PROBLEM DETAILS –
Transcribe the lines below verbatim, skipping the images.

COLLECTED MATERIAL –
= = = =

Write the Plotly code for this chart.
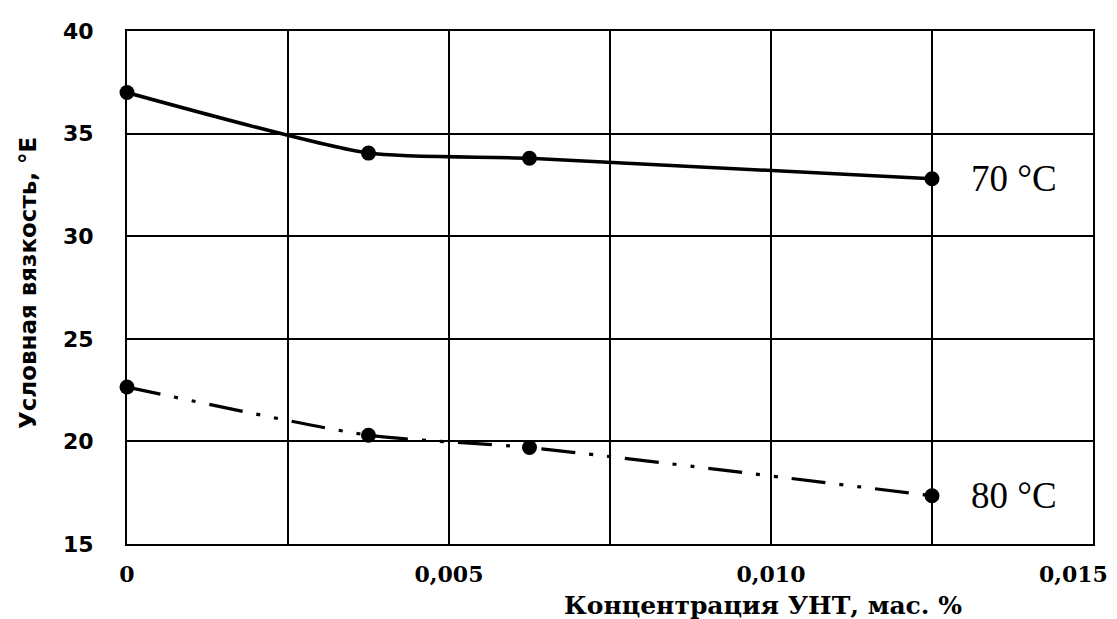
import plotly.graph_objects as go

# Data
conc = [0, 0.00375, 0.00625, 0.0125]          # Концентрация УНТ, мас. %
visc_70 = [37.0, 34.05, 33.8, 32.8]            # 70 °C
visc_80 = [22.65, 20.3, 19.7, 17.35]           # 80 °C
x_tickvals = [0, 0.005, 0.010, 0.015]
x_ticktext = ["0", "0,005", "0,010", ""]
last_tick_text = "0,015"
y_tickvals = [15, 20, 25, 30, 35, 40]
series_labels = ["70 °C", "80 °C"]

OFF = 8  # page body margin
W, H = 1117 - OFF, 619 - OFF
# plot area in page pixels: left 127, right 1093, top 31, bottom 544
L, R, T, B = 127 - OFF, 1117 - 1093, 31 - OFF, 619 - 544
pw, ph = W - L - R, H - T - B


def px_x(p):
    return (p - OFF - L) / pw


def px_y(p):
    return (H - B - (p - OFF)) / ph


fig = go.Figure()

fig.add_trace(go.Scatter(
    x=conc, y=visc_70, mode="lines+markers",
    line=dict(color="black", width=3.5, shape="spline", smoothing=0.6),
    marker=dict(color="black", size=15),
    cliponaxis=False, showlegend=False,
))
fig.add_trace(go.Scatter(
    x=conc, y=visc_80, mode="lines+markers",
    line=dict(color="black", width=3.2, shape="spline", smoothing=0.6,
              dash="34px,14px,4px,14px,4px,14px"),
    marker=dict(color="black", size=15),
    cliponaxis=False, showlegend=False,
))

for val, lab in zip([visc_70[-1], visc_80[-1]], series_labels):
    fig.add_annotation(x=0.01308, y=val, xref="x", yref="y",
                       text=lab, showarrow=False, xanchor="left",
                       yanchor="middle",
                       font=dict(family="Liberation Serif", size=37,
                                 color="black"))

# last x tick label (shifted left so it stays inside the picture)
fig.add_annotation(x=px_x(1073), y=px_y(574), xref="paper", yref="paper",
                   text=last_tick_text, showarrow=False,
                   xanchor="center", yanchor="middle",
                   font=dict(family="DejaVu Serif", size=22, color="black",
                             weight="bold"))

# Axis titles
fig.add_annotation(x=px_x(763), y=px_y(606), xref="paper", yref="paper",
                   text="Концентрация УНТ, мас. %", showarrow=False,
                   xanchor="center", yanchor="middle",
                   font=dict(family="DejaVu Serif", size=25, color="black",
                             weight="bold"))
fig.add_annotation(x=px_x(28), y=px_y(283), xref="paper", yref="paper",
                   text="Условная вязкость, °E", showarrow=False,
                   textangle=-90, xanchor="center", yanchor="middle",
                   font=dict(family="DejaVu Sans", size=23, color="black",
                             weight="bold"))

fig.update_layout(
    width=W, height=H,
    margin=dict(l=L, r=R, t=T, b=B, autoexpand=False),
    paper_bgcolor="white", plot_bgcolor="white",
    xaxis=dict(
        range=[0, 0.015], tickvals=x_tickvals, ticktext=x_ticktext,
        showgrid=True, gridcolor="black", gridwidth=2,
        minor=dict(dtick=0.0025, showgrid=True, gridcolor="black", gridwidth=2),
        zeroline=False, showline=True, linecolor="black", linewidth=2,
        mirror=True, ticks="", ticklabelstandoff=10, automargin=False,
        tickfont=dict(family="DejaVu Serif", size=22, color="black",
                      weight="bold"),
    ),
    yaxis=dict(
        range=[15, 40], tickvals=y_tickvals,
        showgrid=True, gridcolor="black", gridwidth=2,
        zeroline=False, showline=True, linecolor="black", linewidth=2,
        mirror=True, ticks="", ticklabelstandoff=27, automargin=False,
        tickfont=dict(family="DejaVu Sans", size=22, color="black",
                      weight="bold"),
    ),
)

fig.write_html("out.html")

= = = =

PROBLEM SOLUTION –
Write the Plotly code for this chart.
import plotly.graph_objects as go

# Data
conc = [0, 0.00375, 0.00625, 0.0125]          # Концентрация УНТ, мас. %
visc_70 = [37.0, 34.05, 33.8, 32.8]            # 70 °C
visc_80 = [22.65, 20.3, 19.7, 17.35]           # 80 °C
x_tickvals = [0, 0.005, 0.010, 0.015]
x_ticktext = ["0", "0,005", "0,010", ""]
last_tick_text = "0,015"
y_tickvals = [15, 20, 25, 30, 35, 40]
series_labels = ["70 °C", "80 °C"]

OFF = 8  # page body margin
W, H = 1117 - OFF, 619 - OFF
# plot area in page pixels: left 127, right 1093, top 31, bottom 544
L, R, T, B = 127 - OFF, 1117 - 1093, 31 - OFF, 619 - 544
pw, ph = W - L - R, H - T - B


def px_x(p):
    return (p - OFF - L) / pw


def px_y(p):
    return (H - B - (p - OFF)) / ph


fig = go.Figure()

fig.add_trace(go.Scatter(
    x=conc, y=visc_70, mode="lines+markers",
    line=dict(color="black", width=3.5, shape="spline", smoothing=0.6),
    marker=dict(color="black", size=15),
    cliponaxis=False, showlegend=False,
))
fig.add_trace(go.Scatter(
    x=conc, y=visc_80, mode="lines+markers",
    line=dict(color="black", width=3.2, shape="spline", smoothing=0.6,
              dash="34px,14px,4px,14px,4px,14px"),
    marker=dict(color="black", size=15),
    cliponaxis=False, showlegend=False,
))

for val, lab in zip([visc_70[-1], visc_80[-1]], series_labels):
    fig.add_annotation(x=0.01308, y=val, xref="x", yref="y",
                       text=lab, showarrow=False, xanchor="left",
                       yanchor="middle",
                       font=dict(family="Liberation Serif", size=37,
                                 color="black"))

# last x tick label (shifted left so it stays inside the picture)
fig.add_annotation(x=px_x(1073), y=px_y(574), xref="paper", yref="paper",
                   text=last_tick_text, showarrow=False,
                   xanchor="center", yanchor="middle",
                   font=dict(family="DejaVu Serif", size=22, color="black",
                             weight="bold"))

# Axis titles
fig.add_annotation(x=px_x(763), y=px_y(606), xref="paper", yref="paper",
                   text="Концентрация УНТ, мас. %", showarrow=False,
                   xanchor="center", yanchor="middle",
                   font=dict(family="DejaVu Serif", size=25, color="black",
                             weight="bold"))
fig.add_annotation(x=px_x(28), y=px_y(283), xref="paper", yref="paper",
                   text="Условная вязкость, °E", showarrow=False,
                   textangle=-90, xanchor="center", yanchor="middle",
                   font=dict(family="DejaVu Sans", size=23, color="black",
                             weight="bold"))

fig.update_layout(
    width=W, height=H,
    margin=dict(l=L, r=R, t=T, b=B, autoexpand=False),
    paper_bgcolor="white", plot_bgcolor="white",
    xaxis=dict(
        range=[0, 0.015], tickvals=x_tickvals, ticktext=x_ticktext,
        showgrid=True, gridcolor="black", gridwidth=2,
        minor=dict(dtick=0.0025, showgrid=True, gridcolor="black", gridwidth=2),
        zeroline=False, showline=True, linecolor="black", linewidth=2,
        mirror=True, ticks="", ticklabelstandoff=10, automargin=False,
        tickfont=dict(family="DejaVu Serif", size=22, color="black",
                      weight="bold"),
    ),
    yaxis=dict(
        range=[15, 40], tickvals=y_tickvals,
        showgrid=True, gridcolor="black", gridwidth=2,
        zeroline=False, showline=True, linecolor="black", linewidth=2,
        mirror=True, ticks="", ticklabelstandoff=27, automargin=False,
        tickfont=dict(family="DejaVu Sans", size=22, color="black",
                      weight="bold"),
    ),
)

fig.write_html("out.html")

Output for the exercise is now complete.